Any game or game engine (like Unity or Unreal) which wants to run on Xbox natively is required to use GDK. But the details are only available to licensed developers.

I clicked the link expecting some sort of open source library. Instead, the "repo" contained just proprietary binaries. Not even docs.

"Publishing to GitHub" used to be synonymous with donating open source code, with all the goodwill and recognition that entails. Publishing proprietary binaries on GH effectively steals attention in a space that used to be reserved for FOSS projects.

> Using Win32 + GDK is the primary, supported app model to build games for Xbox console, Xbox Game Pass (both Xbox and PC), and ...

And I thought Win32 was dead, only to see it resurface again and again and the new shiny thing that was supposed to replace it is dead instead.

No kidding! Win32 / WinForms were great.

For desktop / high performance apps I'm not sure XAML / WinUI3 (even though it is called the premiere native user interface (UI) framework) is really that much quicker.

Are there some examples of larger spreadsheets apps or other solutions for 10+M row files using XAML. Every time I've tried to play the Windows GUI game with their new and improved solutions the things fall over. But I've been out of touch with space forever now. UWP was the last big push I made to get on board with the "better" way of doing things - was surprised a trillion dollar company was making that sort of thing the premier platform for their busuiness.
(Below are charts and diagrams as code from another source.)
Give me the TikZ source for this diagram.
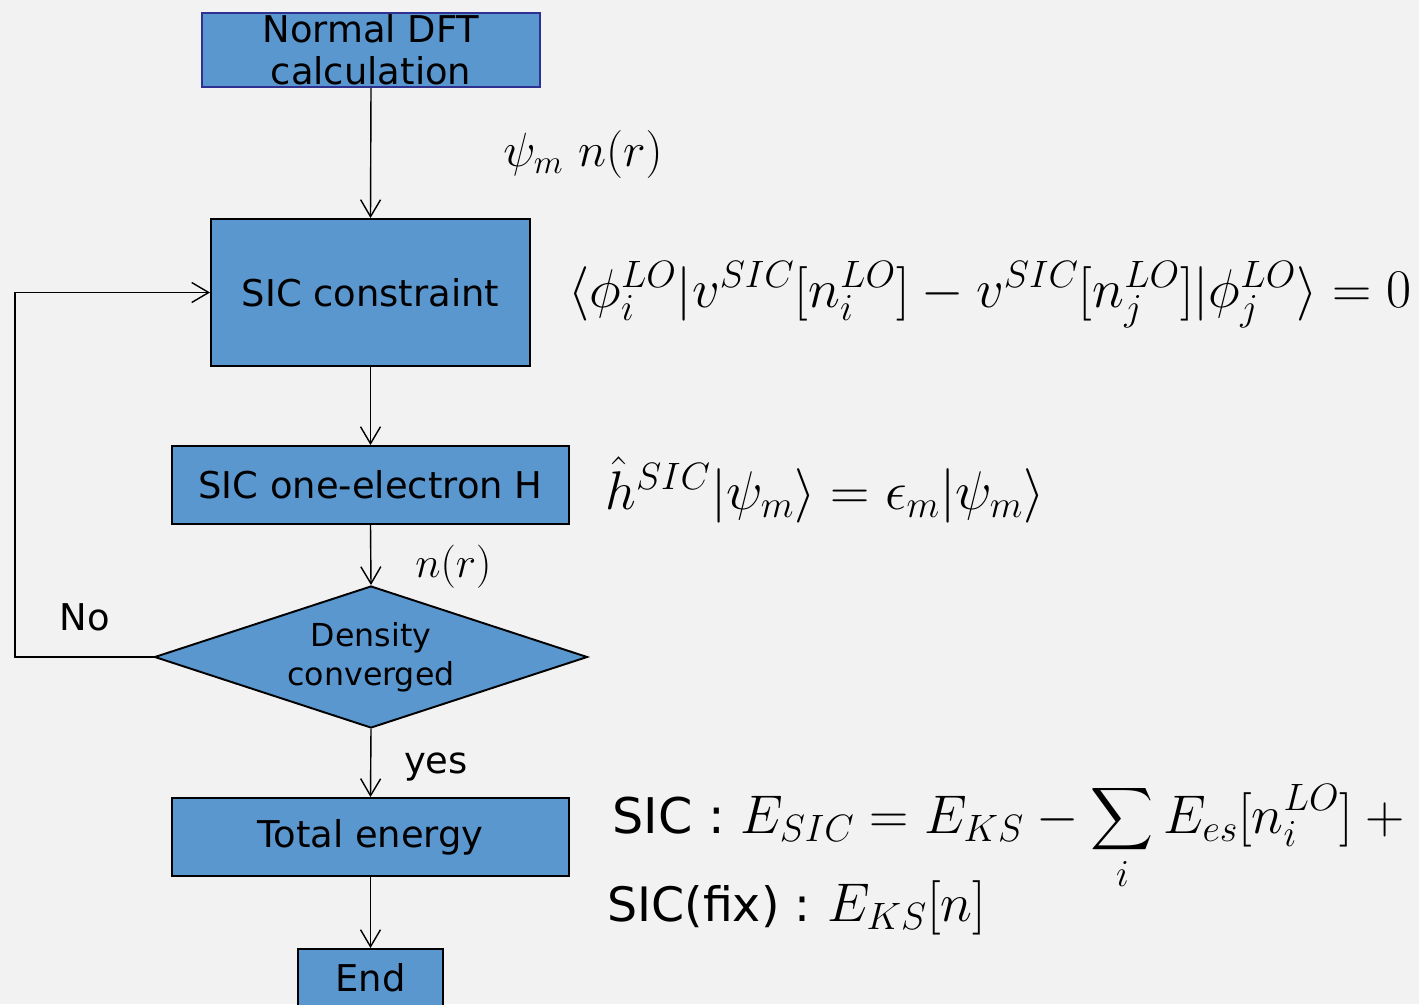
\RequirePackage{fix-cm}
\documentclass[tikz,border=0pt]{standalone}
\usepackage{amsmath}
\usepackage[no-math]{fontspec}
\newfontfamily\dejavu{DejaVu Sans}
\usetikzlibrary{arrows.meta,shapes.geometric}
\definecolor{boxblue}{RGB}{91,151,207}
\definecolor{bggray}{RGB}{242,242,242}
\definecolor{dftedge}{RGB}{46,49,146}
\newcommand{\bigmath}[1]{{\fontsize{31}{36}\selectfont$\displaystyle #1$}}

\begin{document}
\begin{tikzpicture}[
      x=0.02cm, y=-0.02cm,
      font=\dejavu\fontsize{21}{24}\selectfont,
      blk/.style={draw, fill=boxblue, line width=1.1pt, align=center, inner sep=0pt},
      dec/.style={draw, diamond, fill=boxblue, line width=1.1pt, align=center,
        inner sep=0pt, aspect=3.05, minimum width=8.66cm, minimum height=2.84cm,
        font=\dejavu\fontsize{18}{22}\selectfont},
      arr/.style={-{Straight Barb[length=3.4mm,width=4mm]}, line width=0.8pt},
      eq/.style={anchor=base west, inner sep=0pt},
      lbl/.style={inner sep=0pt},
    ]
    \fill[bggray] (0,0) rectangle (1419,1004);
    \clip (0,0) rectangle (1419,1004);
    % --- the loop ---
    \node[blk, draw=dftedge, minimum width=6.76cm, minimum height=1.48cm, inner ysep=-6pt]
      (dft) at (371,50) {Normal DFT\\calculation};
    \node[blk, minimum width=6.38cm, minimum height=2.94cm] (sic) at (370.5,292.5) {SIC constraint};
    \node[blk, minimum width=7.94cm, minimum height=1.56cm] (one) at (370.5,485) {SIC one-electron H};
    \node[dec] (dia) at (371,657) {Density\\converged};
    \node[blk, minimum width=7.94cm, minimum height=1.56cm] (tot) at (370.5,837) {Total energy};
    \node[blk, minimum width=2.9cm, minimum height=1.16cm] (end) at (370.5,978) {End};
    \draw[arr] (dft.south) -- (sic.north);
    \draw[arr] (sic.south) -- (one.north);
    \draw[arr] (one.south) -- (dia.north);
    \draw[arr] (dia.south) -- (tot.north);
    \draw[arr] (tot.south) -- (end.north);
    \coordinate (lft) at (15,657);
    \draw[arr] (dia.west) -- (lft) |- (sic.west);
    \node[lbl] (no) at (85,617) {No};
    \node[lbl] (yes) at (436,767) {yes};
    % --- equations ---
    \node[eq, font=\fontsize{27.3}{32}\selectfont] (psi) at (503,166) {$\psi_m~n(r)$};
    \node[eq, font=\fontsize{24.6}{29}\selectfont] (dens) at (415,577) {$n(r)$};
    \node[eq, font=\fontsize{31}{36}\selectfont] (cons) at (568,307)
      {$\langle\phi_i^{LO}|v^{SIC}[n_i^{LO}]-v^{SIC}[n_j^{LO}]|\phi_j^{LO}\rangle=0$};
    \node[eq, font=\fontsize{31}{36}\selectfont] (ham) at (605,509)
      {$\hat{h}^{SIC}|\psi_m\rangle=\epsilon_m|\psi_m\rangle$};
    \node[eq, font=\dejavu\fontsize{28}{33}\selectfont] (esic) at (612,833)
      {SIC : \bigmath{E_{SIC}=E_{KS}-\sum_i E_{es}[n_i^{LO}]+{}}};
    \node[eq, font=\dejavu\fontsize{27}{33}\selectfont] (efix) at (607,921)
      {SIC(fix) :\hspace{-2pt} \bigmath{E_{KS}[n]}};
  \end{tikzpicture}
\end{document}
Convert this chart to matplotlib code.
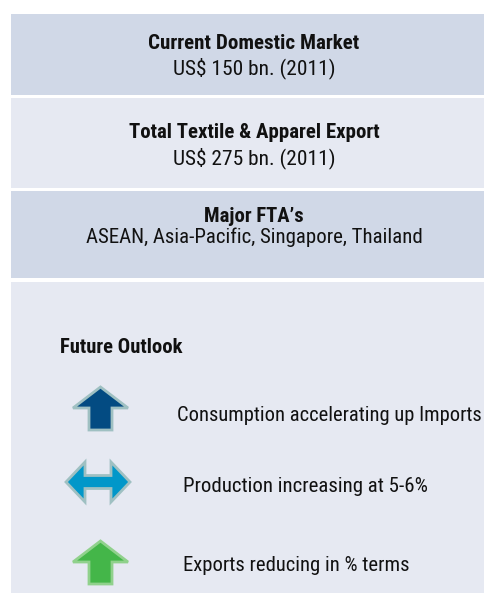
import matplotlib
matplotlib.use("Agg")
import os
import matplotlib.pyplot as plt
from matplotlib import font_manager
from matplotlib.font_manager import FontProperties
from matplotlib.patches import Rectangle, Polygon

# --- content ---
panel_titles = ["Current Domestic Market", "Total Textile & Apparel Export", "Major FTA\u2019s"]
panel_values = ["US$ 150 bn. (2011)", "US$ 275 bn. (2011)", "ASEAN, Asia-Pacific, Singapore, Thailand"]
outlook_title = "Future Outlook"
outlook_items = ["Consumption accelerating up Imports", "Production increasing at 5-6%", "Exports reducing in % terms"]
outlook_kinds = ["up", "both", "up"]

panel_colors = ["#d0d8e7", "#e6e9f2", "#d0d8e7", "#e6e9f2"]
panel_tops = [14, 98, 191, 282]
panel_bottoms = [95, 188, 278, 593]
title_base = [49, 138, 222]
value_base = [74, 164, 243]
title_w = [211, 252, 100]
value_w = [162, 162, 336]
text_cx = 254

outlook_xy = (60, 353)
outlook_w = 123
arrow_fill = ["#034b82", "#0197c9", "#44b649"]
arrow_edge = ["#9fc0c2", "#9fc0c2", "#90d18c"]
arrow_cy = [408, 482, 562]
item_x = [177, 183, 183]
item_base = [421, 492, 571]
item_w = [303, 244, 226]

# pick a condensed face if the machine has one
files = [f.fname for f in font_manager.fontManager.ttflist]
cands = [("LiberationSansNarrow-Regular", "LiberationSansNarrow-Bold"),
         ("RobotoCondensed-Regular", "RobotoCondensed-Bold"),
         ("NotoSans-Condensed.", "NotoSans-CondensedBold."),
         ("OpenSans-CondensedRegular", "OpenSans-CondensedBold"),
         ("DejaVuSansCondensed.", "DejaVuSansCondensed-Bold.")]
fp_reg, fp_bold = FontProperties(family="Liberation Sans"), FontProperties(family="Liberation Sans", weight="bold")
for reg, bold in cands:
    r = [f for f in files if reg in os.path.basename(f)]
    b = [f for f in files if bold in os.path.basename(f)]
    if r and b:
        fp_reg, fp_bold = FontProperties(fname=r[0]), FontProperties(fname=b[0])
        break

fig = plt.figure(figsize=(4.84, 5.93), dpi=100)
ax = fig.add_axes([0, 0, 1, 1])
ax.set_xlim(0, 484)
ax.set_ylim(593, 0)
ax.axis("off")
renderer = fig.canvas.get_renderer()


def fit_text(x, y, s, width, bold=False, ha="left", max_size=16):
    # size the text so its width matches the reference
    fp = (fp_bold if bold else fp_reg).copy()
    fp.set_size(12)
    t = ax.text(x, y, s, ha=ha, va="baseline", fontproperties=fp, color="#111111")
    w = t.get_window_extent(renderer).width
    t.set_fontsize(min(max_size, 12 * width / w))
    return t


for top, bot, col in zip(panel_tops, panel_bottoms, panel_colors):
    ax.add_patch(Rectangle((11, top), 484 - 11, bot - top, facecolor=col, edgecolor="none"))

for i in range(len(panel_titles)):
    fit_text(text_cx, title_base[i], panel_titles[i], title_w[i], bold=True, ha="center")
    fit_text(text_cx, value_base[i], panel_values[i], value_w[i], ha="center")

fit_text(outlook_xy[0], outlook_xy[1], outlook_title, outlook_w, bold=True)


def up_arrow(x0, cy):
    tip, base, bottom = cy - 21, cy, cy + 22
    return [(x0 + 27.5, tip), (x0 + 55, base), (x0 + 39, base), (x0 + 39, bottom),
            (x0 + 16, bottom), (x0 + 16, base), (x0, base)]


def both_arrow(x0, cy):
    return [(x0, cy), (x0 + 19, cy - 20), (x0 + 19, cy - 6.5), (x0 + 45, cy - 6.5), (x0 + 45, cy - 20),
            (x0 + 64, cy), (x0 + 45, cy + 20), (x0 + 45, cy + 6.5), (x0 + 19, cy + 6.5), (x0 + 19, cy + 20)]


for i, item in enumerate(outlook_items):
    pts = up_arrow(73, arrow_cy[i]) if outlook_kinds[i] == "up" else both_arrow(66, arrow_cy[i])
    ax.add_patch(Polygon(pts, closed=True, facecolor=arrow_fill[i], edgecolor=arrow_edge[i],
                         linewidth=2.0, joinstyle="miter"))
    fit_text(item_x[i], item_base[i], item, item_w[i])

fig.savefig("out.png", dpi=100)
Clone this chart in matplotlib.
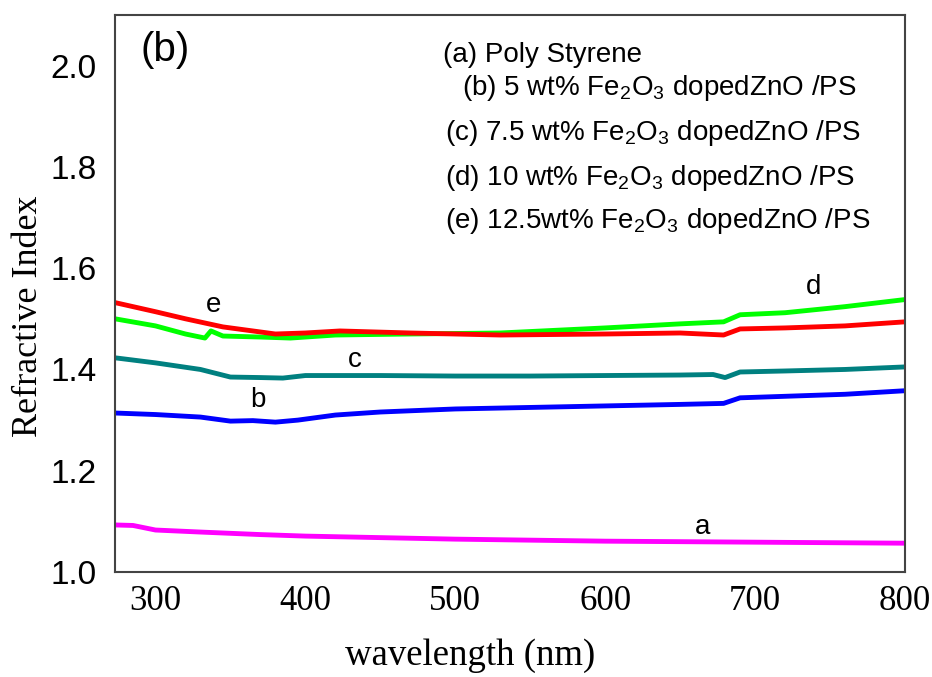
import matplotlib.pyplot as plt

# curve (a) Poly Styrene
wl_a = [273, 285, 300, 330, 370, 400, 450, 500, 550, 600, 650, 700, 750, 800]
n_a = [1.093, 1.092, 1.083, 1.079, 1.074, 1.071, 1.068, 1.065, 1.063, 1.061, 1.060, 1.059, 1.058, 1.057]

# curve (b) 5 wt%
wl_b = [273, 300, 330, 350, 365, 380, 395, 420, 450, 500, 550, 600, 650, 679, 690, 720, 760, 800]
n_b = [1.314, 1.311, 1.306, 1.298, 1.299, 1.296, 1.300, 1.310, 1.316, 1.322, 1.325, 1.328, 1.331, 1.333, 1.344, 1.347, 1.351, 1.358]

# curve (c) 7.5 wt%
wl_c = [273, 300, 330, 350, 370, 385, 400, 450, 500, 550, 600, 650, 672, 680, 690, 720, 760, 800]
n_c = [1.423, 1.413, 1.400, 1.385, 1.384, 1.383, 1.388, 1.388, 1.387, 1.387, 1.388, 1.389, 1.390, 1.384, 1.395, 1.397, 1.400, 1.405]

# curve (d) 10 wt%
wl_d = [273, 300, 320, 333, 337, 345, 370, 390, 420, 470, 530, 600, 650, 679, 690, 720, 760, 800]
n_d = [1.500, 1.486, 1.470, 1.462, 1.476, 1.466, 1.464, 1.462, 1.468, 1.470, 1.472, 1.482, 1.490, 1.494, 1.508, 1.512, 1.524, 1.538]

# curve (e) 12.5 wt%
wl_e = [273, 300, 320, 345, 360, 380, 400, 423, 470, 530, 600, 650, 679, 690, 720, 760, 800]
n_e = [1.532, 1.514, 1.500, 1.484, 1.478, 1.470, 1.472, 1.476, 1.472, 1.468, 1.470, 1.472, 1.468, 1.480, 1.482, 1.486, 1.494]

x_ticks = [300, 400, 500, 600, 700, 800]
y_ticks = [1.0, 1.2, 1.4, 1.6, 1.8, 2.0]

legend_lines = [
    "(a) Poly Styrene",
    "(b) 5 wt% Fe$_2$O$_3$ dopedZnO /PS",
    "(c) 7.5 wt% Fe$_2$O$_3$ dopedZnO /PS",
    "(d) 10 wt% Fe$_2$O$_3$ dopedZnO /PS",
    "(e) 12.5wt% Fe$_2$O$_3$ dopedZnO /PS",
]

plt.rcParams['mathtext.fontset'] = 'custom'
plt.rcParams['mathtext.rm'] = 'Liberation Sans'
plt.rcParams['mathtext.it'] = 'Liberation Sans'

fig = plt.figure(figsize=(9.32, 6.77), dpi=100)
ax = fig.add_axes([0.1234, 0.155, 0.8476, 0.823])

lw = 3.5
ax.plot(wl_a, n_a, color='#ff00ff', lw=lw)
ax.plot(wl_b, n_b, color='#0000ff', lw=lw)
ax.plot(wl_c, n_c, color='#008080', lw=lw)
ax.plot(wl_d, n_d, color='#00ff00', lw=lw)
ax.plot(wl_e, n_e, color='#ff0000', lw=lw)

ax.set_xlim(273, 800)
ax.set_ylim(1.0, 2.1)
ax.set_xticks(x_ticks)
ax.set_yticks(y_ticks)
ax.set_xticklabels([str(t) for t in x_ticks], family='Liberation Serif', fontsize=25)
ax.set_yticklabels([f"{t:.1f}" for t in y_ticks], family='Liberation Sans', fontsize=24)
ax.tick_params(axis='x', length=0, pad=9)
ax.tick_params(axis='y', length=0, pad=13)

for s in ax.spines.values():
    s.set_color('#444444')
    s.set_linewidth(1.5)

ax.set_xlabel('wavelength (nm)', family='Liberation Serif', fontsize=26.5)
ax.set_ylabel('Refractive Index', family='Liberation Serif', fontsize=26)
ax.xaxis.set_label_coords((470 - 115) / 790, -(656 - 572) / 557)
ax.yaxis.set_label_coords(-(115 - 28) / 790, 1 - (316 - 15) / 557)
ax.xaxis.label.set_va('center')
ax.yaxis.label.set_va('center')

# curve letters
lab_kw = dict(family='Liberation Sans', fontsize=20, ha='center', va='center')
ax.text(339, 1.528, 'e', **lab_kw)
ax.text(739, 1.563, 'd', **lab_kw)
ax.text(433, 1.419, 'c', **lab_kw)
ax.text(368, 1.340, 'b', **lab_kw)
ax.text(665, 1.089, 'a', **lab_kw)

ax.text((140 - 115) / 790, 1 - (50 - 15) / 557, '(b)', transform=ax.transAxes,
        family='Liberation Sans', fontsize=29, ha='left', va='center')

x_pos = [443, 462, 445, 445, 445]
base_pos = [62, 95, 140, 185, 228]
for txt, xp, yp in zip(legend_lines, x_pos, base_pos):
    ax.text((xp - 115) / 790, 1 - (yp - 15) / 557, txt, transform=ax.transAxes,
            family='Liberation Sans', fontsize=20, ha='left', va='baseline')

fig.savefig('out.png', dpi=100, facecolor='white')
plt.close(fig)
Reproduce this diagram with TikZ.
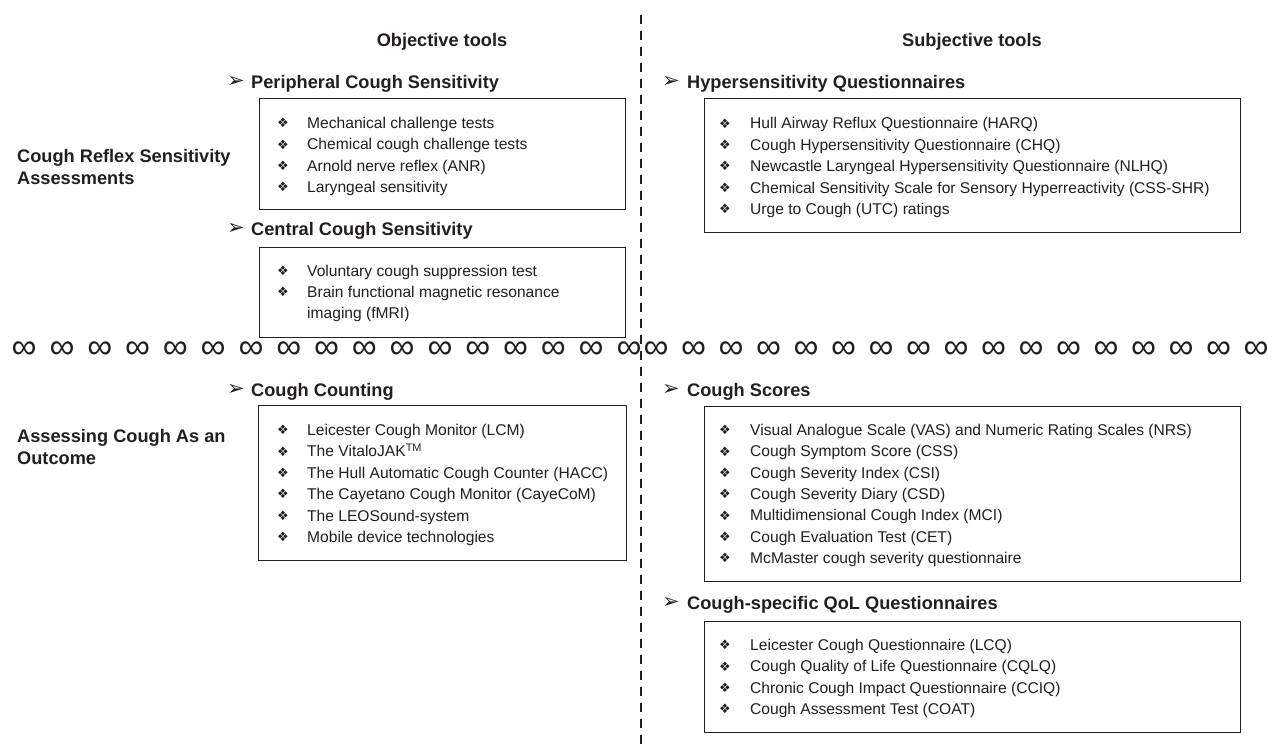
\documentclass[tikz,border=0pt]{standalone}
\usepackage{fontspec}
\setmainfont{Liberation Sans}
\newfontfamily\symfont{DejaVu Sans}
\usetikzlibrary{positioning}
\definecolor{ink}{HTML}{231F20}
\newcommand{\bodyfont}{\fontsize{15.6}{21}\selectfont}
\newcommand{\headfont}{\bfseries\fontsize{18.2}{22}\selectfont}

\begin{document}
\begin{tikzpicture}[x=1pt, y=-1pt,
  framebox/.style={draw=ink, line width=1.1pt, anchor=north west, inner sep=0pt},
  titletext/.style={font=\headfont, text=ink, anchor=base},
  headtext/.style={font=\headfont, text=ink, anchor=base west, inner sep=0pt},
  sidelabel/.style={font=\headfont, text=ink, anchor=west, align=left, inner sep=0pt},
  pointer/.style={font=\symfont\fontsize{21}{21}\selectfont, text=ink, inner sep=0pt},
  bulletmark/.style={font=\symfont\fontsize{13}{13}\selectfont, text=ink, inner sep=0pt},
  listentry/.style={font=\bodyfont, text=ink, anchor=base west, inner sep=0pt},
  infmark/.style={font=\fontsize{35}{35}\selectfont, text=ink, inner sep=0pt},
  divider/.style={draw=ink, line width=2pt, dash pattern=on 9pt off 7pt}]
  \fill[white] (0,0) rectangle (1275,746);
  \useasboundingbox (0,0) rectangle (1275,746);

  % Trennlinie
  \coordinate (divtop) at (641,15);
  \coordinate (divbot) at (641,746);
  \draw[divider] (divtop) -- (divbot);

  % Spaltenkoepfe
  \node[titletext] (objtitle) at (442,46.5) {Objective tools};
  \node[titletext] (subjtitle) at (972,46.5) {Subjective tools};

  % Zeilenbeschriftungen
  \node[sidelabel] (reflex) at (17,166.5) {Cough Reflex Sensitivity\\Assessments};
  \node[sidelabel] (outcome) at (17,447) {Assessing Cough As an\\Outcome};

  % Peripheral Cough Sensitivity
  \node[pointer] (pcsarr) at (236,82) {➢};
  \node[headtext] (pcshead) at (251,88.5) {Peripheral Cough Sensitivity};
  \node[framebox, minimum width=366pt, minimum height=111pt] (pcsbox) at (259,98) {};
  \foreach \txt [count=\i] in {Mechanical challenge tests, Chemical cough challenge tests,
      Arnold nerve reflex (ANR), Laryngeal sensitivity}{
    \node[bulletmark] (pcsb\i) at (283,102+21.2*\i) {❖};
    \node[listentry] (pcs\i) at (307,107.5+21.2*\i) {\txt};
  }

  % Central Cough Sensitivity
  \node[pointer] (ccsarr) at (236,229) {➢};
  \node[headtext] (ccshead) at (251,235.5) {Central Cough Sensitivity};
  \node[framebox, minimum width=366pt, minimum height=90pt] (ccsbox) at (259,247) {};
  \foreach \txt [count=\i] in {Voluntary cough suppression test, Brain functional magnetic resonance}{
    \node[bulletmark] (ccsb\i) at (283,250+21*\i) {❖};
    \node[listentry] (ccs\i) at (307,255.5+21*\i) {\txt};
  }
  \node[listentry] (ccs3) at (307,318.5) {imaging (fMRI)};

  % Hypersensitivity Questionnaires
  \node[pointer] (hqarr) at (671,82) {➢};
  \node[headtext] (hqhead) at (687,88.5) {Hypersensitivity Questionnaires};
  \node[framebox, minimum width=536pt, minimum height=134pt] (hqbox) at (704,98) {};
  \foreach \txt [count=\i] in {Hull Airway Reflux Questionnaire (HARQ),
      Cough Hypersensitivity Questionnaire (CHQ),
      Newcastle Laryngeal Hypersensitivity Questionnaire (NLHQ),
      Chemical Sensitivity Scale for Sensory Hyperreactivity (CSS-SHR),
      Urge to Cough (UTC) ratings}{
    \node[bulletmark] (hqb\i) at (725,102+21.4*\i) {❖};
    \node[listentry] (hq\i) at (750,107.5+21.4*\i) {\txt};
  }

  % Unendlich-Zeile
  \foreach \k in {0,...,16}{
    \node[infmark] (infl\k) at (629-37.8*\k,350) {∞};
    \node[infmark] (infr\k) at (656+37.5*\k,350) {∞};
  }

  % Cough Counting
  \node[pointer] (ccarr) at (236,390) {➢};
  \node[headtext] (cchead) at (251,396.5) {Cough Counting};
  \node[framebox, minimum width=368pt, minimum height=155pt] (ccbox) at (258,405) {};
  \foreach \txt [count=\i] in {Leicester Cough Monitor (LCM), The VitaloJAK\textsuperscript{TM},
      The Hull Automatic Cough Counter (HACC), The Cayetano Cough Monitor (CayeCoM),
      The LEOSound-system, Mobile device technologies}{
    \node[bulletmark] (ccb\i) at (283,408.5+21.4*\i) {❖};
    \node[listentry] (cc\i) at (307,414+21.4*\i) {\txt};
  }

  % Cough Scores
  \node[pointer] (csarr) at (671,390) {➢};
  \node[headtext] (cshead) at (687,396.5) {Cough Scores};
  \node[framebox, minimum width=536pt, minimum height=175pt] (csbox) at (704,406) {};
  \foreach \txt [count=\i] in {Visual Analogue Scale (VAS) and Numeric Rating Scales (NRS),
      Cough Symptom Score (CSS), Cough Severity Index (CSI), Cough Severity Diary (CSD),
      Multidimensional Cough Index (MCI), Cough Evaluation Test (CET),
      McMaster cough severity questionnaire}{
    \node[bulletmark] (csb\i) at (725,408.7+21.33*\i) {❖};
    \node[listentry] (cs\i) at (750,414.2+21.33*\i) {\txt};
  }

  % Cough-specific QoL Questionnaires
  \node[pointer] (qolarr) at (671,603) {➢};
  \node[headtext] (qolhead) at (687,609.5) {Cough-specific QoL Questionnaires};
  \node[framebox, minimum width=536pt, minimum height=111pt] (qolbox) at (704,621) {};
  \foreach \txt [count=\i] in {Leicester Cough Questionnaire (LCQ),
      Cough Quality of Life Questionnaire (CQLQ),
      Chronic Cough Impact Questionnaire (CCIQ), Cough Assessment Test (COAT)}{
    \node[bulletmark] (qolb\i) at (725,623.5+21.4*\i) {❖};
    \node[listentry] (qol\i) at (750,629+21.4*\i) {\txt};
  }
\end{tikzpicture}
\end{document}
Another death knell for UWP. Already, you can't use modern .NET with UWP.

Now this says:

> [Although] the Universal Windows Platform was introduced [...] as a bridge between [...] Windows PCs, and Xbox One[, now] UWP apps and games are community-supported only.

I'm having a hard time understanding what this is and the page does a poor job of explaining it. The only question it answered was, "wait, so does this mean anyone can develop games for Xbox consoles?" The answer is, "No, not without access to the NDA'd extension that lets you do just that."

OK, so what does this let you do then? interact with Xbox services (friends, leaderboards, achievements, etc.) on Windows?